--- Start DATA PROVIDED ---
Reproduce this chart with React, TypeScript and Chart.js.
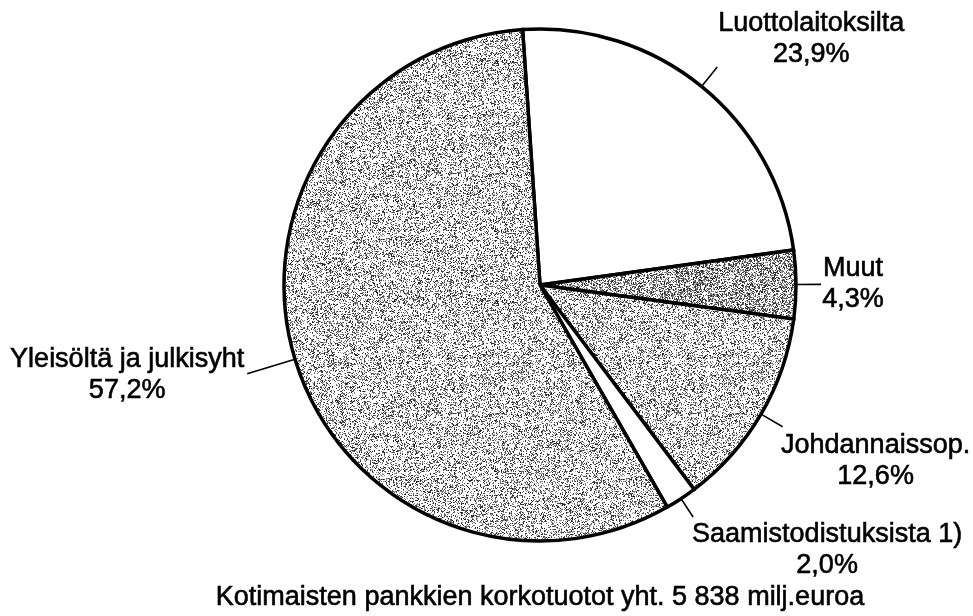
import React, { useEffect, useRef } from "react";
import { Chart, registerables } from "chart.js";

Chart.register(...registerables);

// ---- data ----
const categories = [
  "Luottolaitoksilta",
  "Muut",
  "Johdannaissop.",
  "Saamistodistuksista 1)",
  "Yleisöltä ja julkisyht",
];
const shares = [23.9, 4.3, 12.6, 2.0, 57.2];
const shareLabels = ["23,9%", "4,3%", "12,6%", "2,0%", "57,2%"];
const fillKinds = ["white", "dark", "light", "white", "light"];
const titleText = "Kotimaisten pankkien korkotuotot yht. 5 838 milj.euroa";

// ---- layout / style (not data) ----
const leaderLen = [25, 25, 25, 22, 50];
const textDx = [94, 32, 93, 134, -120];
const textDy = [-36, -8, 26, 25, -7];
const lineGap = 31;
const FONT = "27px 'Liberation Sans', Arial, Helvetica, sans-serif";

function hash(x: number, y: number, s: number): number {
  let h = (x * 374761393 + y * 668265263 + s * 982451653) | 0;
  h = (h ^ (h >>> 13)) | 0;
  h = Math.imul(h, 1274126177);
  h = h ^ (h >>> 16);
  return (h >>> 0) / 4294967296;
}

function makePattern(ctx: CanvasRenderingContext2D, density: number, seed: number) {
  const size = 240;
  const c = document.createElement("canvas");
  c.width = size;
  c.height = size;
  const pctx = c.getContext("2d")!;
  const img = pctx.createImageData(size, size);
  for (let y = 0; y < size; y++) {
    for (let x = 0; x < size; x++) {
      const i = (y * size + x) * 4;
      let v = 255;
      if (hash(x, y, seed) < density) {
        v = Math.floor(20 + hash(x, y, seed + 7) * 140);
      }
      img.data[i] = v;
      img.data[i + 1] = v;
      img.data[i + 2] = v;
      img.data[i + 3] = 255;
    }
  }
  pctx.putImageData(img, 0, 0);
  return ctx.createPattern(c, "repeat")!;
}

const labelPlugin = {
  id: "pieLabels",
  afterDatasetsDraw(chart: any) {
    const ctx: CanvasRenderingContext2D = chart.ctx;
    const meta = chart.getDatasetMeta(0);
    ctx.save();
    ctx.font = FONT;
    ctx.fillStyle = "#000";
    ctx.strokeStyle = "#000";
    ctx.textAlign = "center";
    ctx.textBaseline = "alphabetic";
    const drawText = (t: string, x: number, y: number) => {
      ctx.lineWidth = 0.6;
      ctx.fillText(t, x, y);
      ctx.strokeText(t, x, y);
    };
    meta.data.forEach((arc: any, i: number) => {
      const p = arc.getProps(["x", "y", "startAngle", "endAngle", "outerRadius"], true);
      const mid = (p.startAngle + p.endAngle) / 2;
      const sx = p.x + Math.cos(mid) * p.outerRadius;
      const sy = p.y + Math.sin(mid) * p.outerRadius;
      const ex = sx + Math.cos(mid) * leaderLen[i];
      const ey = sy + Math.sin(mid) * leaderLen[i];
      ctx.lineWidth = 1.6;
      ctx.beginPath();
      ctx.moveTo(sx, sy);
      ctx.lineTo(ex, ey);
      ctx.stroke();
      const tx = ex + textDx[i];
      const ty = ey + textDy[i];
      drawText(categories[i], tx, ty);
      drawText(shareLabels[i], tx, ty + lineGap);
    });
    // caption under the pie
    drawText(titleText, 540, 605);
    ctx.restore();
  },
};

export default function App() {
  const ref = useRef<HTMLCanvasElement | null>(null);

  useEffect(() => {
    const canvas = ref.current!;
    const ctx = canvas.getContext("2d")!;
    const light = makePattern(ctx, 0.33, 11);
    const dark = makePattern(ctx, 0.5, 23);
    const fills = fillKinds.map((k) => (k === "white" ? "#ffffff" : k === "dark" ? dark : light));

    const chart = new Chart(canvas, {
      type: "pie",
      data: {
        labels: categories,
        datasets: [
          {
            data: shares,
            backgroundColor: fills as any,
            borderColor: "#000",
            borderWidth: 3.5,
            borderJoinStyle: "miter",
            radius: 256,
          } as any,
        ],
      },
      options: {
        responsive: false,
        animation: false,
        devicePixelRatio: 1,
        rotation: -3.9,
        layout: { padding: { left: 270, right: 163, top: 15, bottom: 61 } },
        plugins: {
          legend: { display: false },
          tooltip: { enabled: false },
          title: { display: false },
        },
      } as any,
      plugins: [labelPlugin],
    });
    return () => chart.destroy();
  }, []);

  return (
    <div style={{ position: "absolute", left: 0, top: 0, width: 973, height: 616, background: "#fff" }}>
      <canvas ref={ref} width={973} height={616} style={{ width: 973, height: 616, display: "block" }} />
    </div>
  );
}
--- End DATA PROVIDED ---
#### DESCRIPTION OF THE TASK:
Return each line where "React" shows up.

#### OUTPUT OF THE EXERCISE:
Reproduce this chart with React, TypeScript and Chart.js.
import React, { useEffect, useRef } from "react";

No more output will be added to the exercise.